- Born: John Joseph Moehringer December 7, 1964 (age 61) New York City, US
- Education: Yale University
- Occupations: Journalist, ghostwriter
- Children: 2

= J. R. Moehringer =

American journalist and ghostwriter (born 1964)

John Joseph Moehringer (born December 7, 1964), known by his pen name JR Moehringer, is an American journalist, memoirist, and biographical ghostwriter. In 2000, he won the Pulitzer Prize for newspaper feature writing.

He collaborated on the 2021 film adaptation of his memoir, The Tender Bar (2005).

==Early life and education==
Moehringer was born to Dorothy and "Johnny Michaels" (John Moehringer), a WOR-FM radio DJ, in New York City and raised by a single mother in Manhasset, New York and Scottsdale, Arizona. He graduated from Saguaro High School in Scottsdale in 1982 and "graduated by a hair's breadth" from Yale University in 1986. His mother died in August 2019.

==Career==
He began his journalism career as a news assistant at The New York Times. In 1990, he moved to Breckenridge, Colorado, where he worked at the Rocky Mountain News. In 1994 he became a reporter for the Orange County bureau of the Los Angeles Times.

In 1997, the Los Angeles Times sent him to Atlanta, Georgia, to report on the South as an on-the-scene reporter. His journalism work later took him to Denver, Colorado.

While at the Los Angeles Times he was a finalist for the Pulitzer Prize in Feature Writing in 1998 for his article "Resurrecting the Champ," and received the Pulitzer Prize in Feature Writing in 2000 for his article "Crossing Over."

He lives in the San Francisco Bay Area with his wife, Shannon Welch, former executive editor at HarperOne and VP and editorial director at Penguin Random House since 2021. They have two children.

Moehringer's memoir, The Tender Bar, was published in 2005. It recounts his childhood through his early twenties. It tells of his coming-of-age experiences at a local bar called Publicans (previously known as Dickens, later Edison's), which served as a sanctuary from his chaotic family life. A movie version of the memoir, The Tender Bar, directed by George Clooney and starring Ben Affleck, Tye Sheridan and Daniel Ranieri, was released on Amazon Prime on January 7, 2022. After retired tennis star Andre Agassi read The Tender Bar, he asked Moehringer to collaborate with him on his memoir. The resulting book, Open: An Autobiography, was published in 2009.

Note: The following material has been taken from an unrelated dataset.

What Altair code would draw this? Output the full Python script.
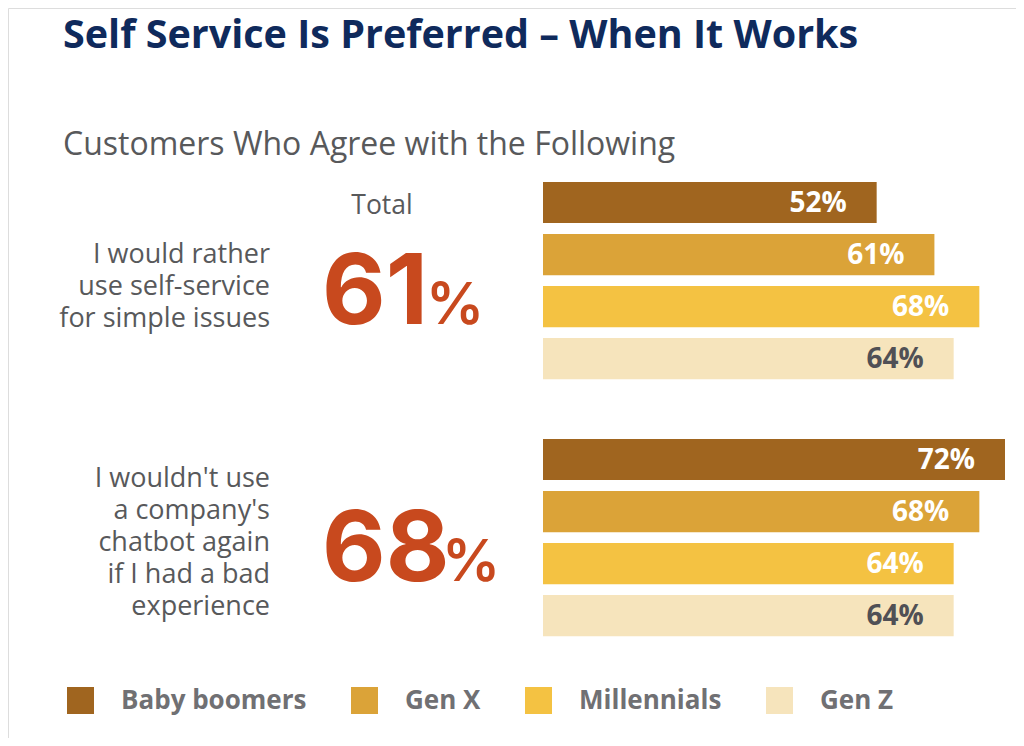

Moehringer wrote an article for the Los Angeles Times Magazine about a homeless man who claimed he was former boxer Bob Satterfield. In 2007, it was adapted as the basis of the film Resurrecting the Champ, directed by Rod Lurie and starring Samuel L. Jackson, Josh Hartnett, and Alan Alda.

Moehringer's novel Sutton, based on the life of bank robber Willie Sutton, was published in 2012.

Moehringer ghostwrote Phil Knight's memoir, Shoe Dog, published in 2016, and Prince Harry, Duke of Sussex's 2023 memoir, Spare. Moehringer says that he was stalked and harassed by the press and paparazzi after his name was leaked to the press ahead of the release of Spare.

Moehringer wrote, alongside Ari Emanuel, Roll the Calls, a 2026 memoir based on Emanuel's rise up the corporate ladder (with Knopf Doubleday as the publisher).

==Awards==
- 1997 Livingston Award for Young Journalists
- 2000 Pulitzer Prize for Feature Writing
- 2001 Nieman Fellowship

==Bibliography==

- Moehringer, J.R. The Tender Bar: A Memoir. New York: Hyperion, 2005. ISBN 1-4013-0064-2, ISBN 978-1401300647.
- Moehringer, J.R. Sutton. New York: Hyperion, 2012. ISBN 978-1-4013-2314-1.